Despite his loathing of pirates, Will joins forces with Sparrow. The duo hijacks the fastest ship in the British fleet and sets sail for the Isla de Muerta, where the pirates hope to break their curse.
This sets up a series of set pieces of comic action and effects — the attack on Port Royal, the escape of Sparrow and Will, sea battles between the Black Pearl and other vessels, no less than two climaxes in a torch-lit island cave and, most impressively, moonlit battles between British sailors and pirate skeletons.

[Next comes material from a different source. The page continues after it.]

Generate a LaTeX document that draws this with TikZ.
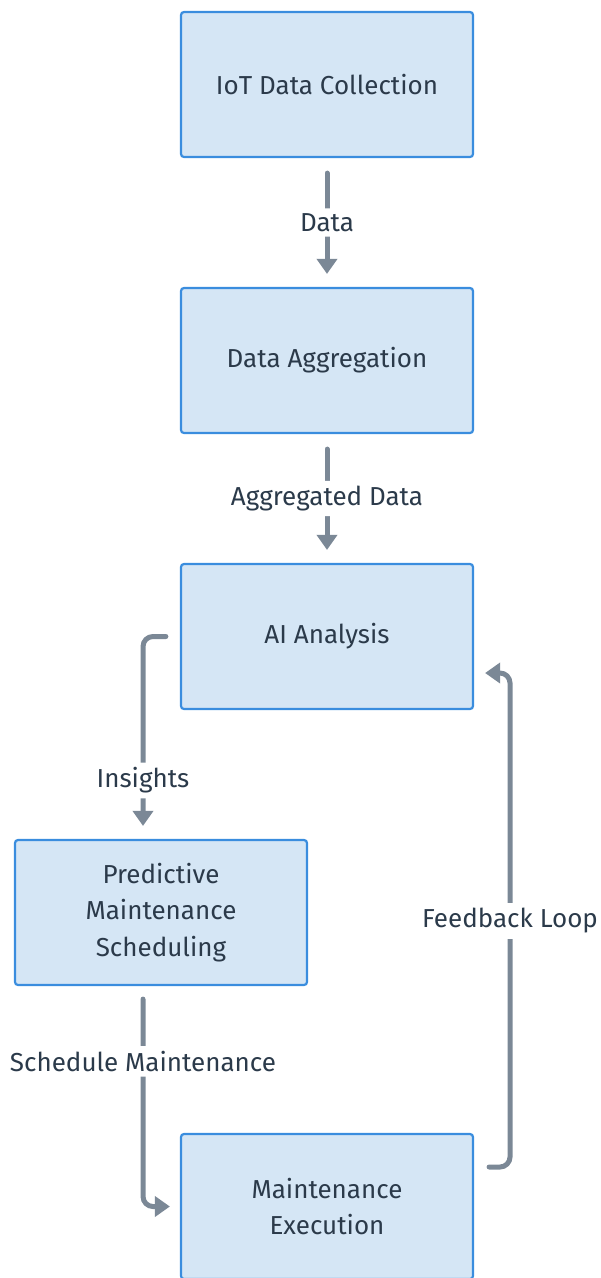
\documentclass[tikz,border=0pt]{standalone}
\usepackage{fontspec}
\setmainfont{Fira Sans}
\usetikzlibrary{arrows.meta}
\definecolor{boxblue}{HTML}{3A8DDE}
\definecolor{boxfill}{HTML}{D5E6F5}
\definecolor{flowgray}{HTML}{7B8896}
\definecolor{ink}{HTML}{2B3A4A}
\tikzset{
  box/.style={draw=boxblue, fill=boxfill, line width=2.2pt, rounded corners=3pt,
    minimum width=292pt, minimum height=145pt, align=center, text=ink,
    font=\fontsize{26}{36.5}\selectfont},
  flow/.style={draw=flowgray, line width=5pt, line cap=round, rounded corners=10pt,
    -{Triangle[length=15pt,width=20pt]}},
  lbl/.style={fill=white, text=ink, inner xsep=2pt, inner ysep=5pt,
    font=\fontsize{26}{28}\selectfont},
}
\begin{document}
\begin{tikzpicture}[x=1pt,y=-1pt]
  \useasboundingbox (0,0) rectangle (601,1278);
  \node[box] (iot) at (327,84.5) {IoT Data Collection};
  \node[box] (agg) at (327,360.5) {Data Aggregation};
  \node[box] (ai) at (327,636.5) {AI Analysis};
  \node[box] (pms) at (161,912.5) {Predictive\\Maintenance\\Scheduling};
  \node[box] (exe) at (327,1206.5) {Maintenance\\Execution};
  \coordinate (fbk) at (510,921);
  % straight flows
  \draw[flow, shorten <=15pt, shorten >=13pt] (iot) -- node[lbl] (lData) {Data} (agg);
  \draw[flow, shorten <=15pt, shorten >=13pt] (agg) -- node[lbl] (lAgg) {Aggregated Data} (ai);
  % elbow flows
  \draw[flow] ([xshift=-14pt]ai.west) -| node[lbl, pos=0.88] (lIns) {Insights}
    ([xshift=-18pt,yshift=13pt]pms.north);
  \draw[flow, shorten >=10pt] ([xshift=-18pt,yshift=-13pt]pms.south) |-
    node[lbl, pos=0.15] (lSched) {Schedule Maintenance} (exe.west);
  \draw[flow] ([xshift=15pt,yshift=39.5pt]exe.east) -| (fbk)
    |- ([xshift=11pt,yshift=-36.5pt]ai.east);
  \node[lbl] (lFeed) at (fbk) {Feedback Loop};
\end{tikzpicture}
\end{document}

Actors try out a range of salty brogues that pitches much of the dialogue in a sea of confusing accents. However, Depp takes the opposite approach with precise enunciation of every line in what is best described as an accent-less accent. Depp plays his charming rascal in the lightheaded manner of a man who has either been in the sun too long or knows something no one else does. Perhaps it’s a bit of both.
Rush zeroes in on the comedy in his wily villain. Knightley continues to display the athleticism exhibited in Bend It Like Beckham as a damsel who is able and willing to fight and escape with the best of men. In the closest thing to a straight man in the movie, Bloom attacks his role with the pent-up fury of a man who only hates pirates because pirate blood races in his veins.
The large cast, costumed and made up as a fitly scalawags and sinister buccaneers, gives tremendous energy to every scene. There are many solid gags among this motley crew — the pirate forever chasing his false eye, the parrot trained to speak for its mute master, the series of fetching wenches who deliver slaps to Sparrow for past wrongs.
Cinematographer Dariusz Wolski and production designer Brian Morris manage to convey the giddy feel of the original Disneyland ride — that we are in a dark world, where we may safely gasp and giggle at its outlandish villainy and savage avarice. Klaus Badelt’s music is at times over the top, but he takes his cue from a production that banishes all subtlety.